Bürokratie macht der Arztpraxis zunehmend zu schaffen
Die Kinderärztin würde sich für ihren Berufsstand wünschen, dass Bürokratie nicht noch weiter ausufert. Sie hemme zunehmend den Praxisalltag. Ständig müssten neue und teure Computerprogramme angeschafft werden, und das Papieraufkommen werde dennoch nicht wirklich reduziert. Für junge Kolleginnen und Kollegen wünscht sie sich auch mehr Unterstützung bei Fragen rund um die Niederlassung. "Das war früher alles kein Problem, Dr. Stadler hat mich seinerzeit gefragt, ob ich die Praxis übernehmen will und ich habe ja gesagt, das wars."
Von den sechs Kolleginnen, die Gimpl in der Praxis als medizinische Fachangestellte (MFA) unterstützen, gehen zwei mit ihr in Ruhestand, zwei haben bereits neue Stellen, von zwei weiteren weiß sie noch nicht ganz genau, wie diese sich beruflich orientieren werden.
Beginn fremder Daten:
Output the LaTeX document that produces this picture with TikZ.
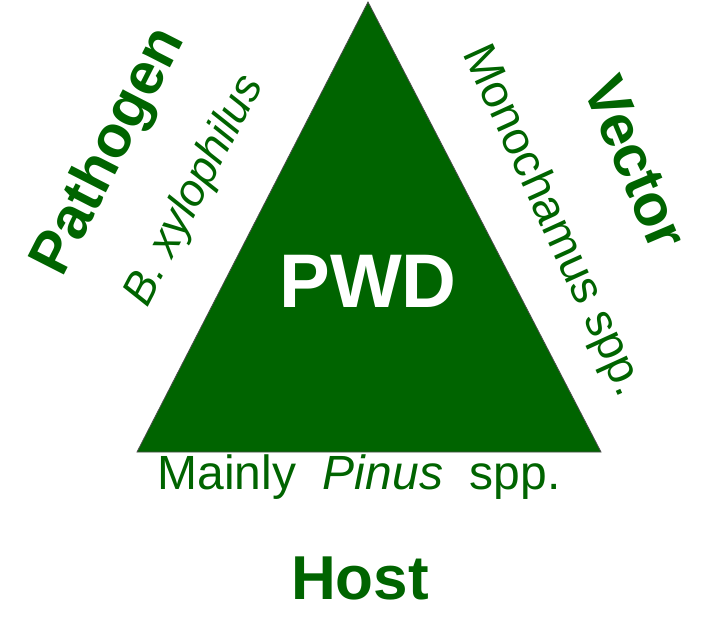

Jetzt wünscht sie sich nur noch, dass möglichst wenige ihrer kleinen Patientinnen und Patienten im kommenden Jahr ohne Kinderarzt dastehen. "Wir Kinderärzte haben den schönsten Beruf, aber ambulante wie stationäre ärztliche und pflegerische Versorgung gerade der Kinder und Jugendlichen braucht dringend öffentliche Unterstützung."